» **What needs to be done**:
Repeat exactly, please, the lines that begin at the start of the listing and end at the line holding "plt.rcParams['mathtext.bf'] = 'Liberation".

____

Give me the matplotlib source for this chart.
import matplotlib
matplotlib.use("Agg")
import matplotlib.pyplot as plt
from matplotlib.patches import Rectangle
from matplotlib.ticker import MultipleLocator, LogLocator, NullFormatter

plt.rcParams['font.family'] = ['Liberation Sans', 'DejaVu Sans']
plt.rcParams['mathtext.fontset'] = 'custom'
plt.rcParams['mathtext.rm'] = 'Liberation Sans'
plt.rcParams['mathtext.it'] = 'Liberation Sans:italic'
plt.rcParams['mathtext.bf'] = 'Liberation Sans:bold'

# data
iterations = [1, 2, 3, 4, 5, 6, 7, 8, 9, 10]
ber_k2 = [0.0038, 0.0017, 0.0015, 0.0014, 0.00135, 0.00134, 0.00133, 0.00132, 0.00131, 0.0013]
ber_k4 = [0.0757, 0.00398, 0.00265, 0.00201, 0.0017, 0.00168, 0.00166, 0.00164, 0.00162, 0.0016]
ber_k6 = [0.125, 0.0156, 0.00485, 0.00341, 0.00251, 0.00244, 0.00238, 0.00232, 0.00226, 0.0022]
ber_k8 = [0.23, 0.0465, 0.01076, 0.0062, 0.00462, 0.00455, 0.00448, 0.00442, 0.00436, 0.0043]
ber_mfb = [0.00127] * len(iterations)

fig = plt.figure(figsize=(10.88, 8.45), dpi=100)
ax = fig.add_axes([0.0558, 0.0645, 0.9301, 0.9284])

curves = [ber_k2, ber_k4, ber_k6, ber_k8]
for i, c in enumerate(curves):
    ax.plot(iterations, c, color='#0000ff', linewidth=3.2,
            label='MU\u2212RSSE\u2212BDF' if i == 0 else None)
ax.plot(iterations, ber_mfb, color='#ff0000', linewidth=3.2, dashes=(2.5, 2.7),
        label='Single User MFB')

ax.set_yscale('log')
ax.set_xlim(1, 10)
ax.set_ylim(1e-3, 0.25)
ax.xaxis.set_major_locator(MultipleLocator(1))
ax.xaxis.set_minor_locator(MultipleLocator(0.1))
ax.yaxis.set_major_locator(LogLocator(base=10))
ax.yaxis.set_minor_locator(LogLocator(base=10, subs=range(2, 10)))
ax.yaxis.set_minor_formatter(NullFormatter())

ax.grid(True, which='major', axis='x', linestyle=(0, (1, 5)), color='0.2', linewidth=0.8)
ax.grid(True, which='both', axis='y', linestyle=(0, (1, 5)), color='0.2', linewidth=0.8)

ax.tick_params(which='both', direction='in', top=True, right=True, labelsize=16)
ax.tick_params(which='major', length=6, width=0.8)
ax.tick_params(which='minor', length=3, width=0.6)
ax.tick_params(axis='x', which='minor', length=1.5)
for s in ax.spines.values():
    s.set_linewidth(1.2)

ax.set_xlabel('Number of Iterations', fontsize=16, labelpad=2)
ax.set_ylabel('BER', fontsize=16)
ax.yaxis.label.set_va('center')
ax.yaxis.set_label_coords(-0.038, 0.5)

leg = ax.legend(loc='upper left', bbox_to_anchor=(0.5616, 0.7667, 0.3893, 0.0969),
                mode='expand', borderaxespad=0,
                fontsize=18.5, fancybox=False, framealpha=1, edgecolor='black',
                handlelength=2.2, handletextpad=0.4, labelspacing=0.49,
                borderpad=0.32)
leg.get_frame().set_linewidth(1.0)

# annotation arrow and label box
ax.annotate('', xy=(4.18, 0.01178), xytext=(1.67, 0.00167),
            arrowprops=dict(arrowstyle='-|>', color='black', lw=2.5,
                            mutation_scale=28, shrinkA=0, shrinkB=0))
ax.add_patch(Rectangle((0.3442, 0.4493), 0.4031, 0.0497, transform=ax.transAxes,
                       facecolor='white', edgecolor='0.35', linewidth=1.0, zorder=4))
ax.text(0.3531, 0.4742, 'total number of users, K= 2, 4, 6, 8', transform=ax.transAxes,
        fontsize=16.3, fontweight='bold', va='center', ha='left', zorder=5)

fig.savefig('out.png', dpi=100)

____

» **Solution**:
Give me the matplotlib source for this chart.
import matplotlib
matplotlib.use("Agg")
import matplotlib.pyplot as plt
from matplotlib.patches import Rectangle
from matplotlib.ticker import MultipleLocator, LogLocator, NullFormatter

plt.rcParams['font.family'] = ['Liberation Sans', 'DejaVu Sans']
plt.rcParams['mathtext.fontset'] = 'custom'
plt.rcParams['mathtext.rm'] = 'Liberation Sans'
plt.rcParams['mathtext.it'] = 'Liberation Sans:italic'
plt.rcParams['mathtext.bf'] = 'Liberation Sans:bold'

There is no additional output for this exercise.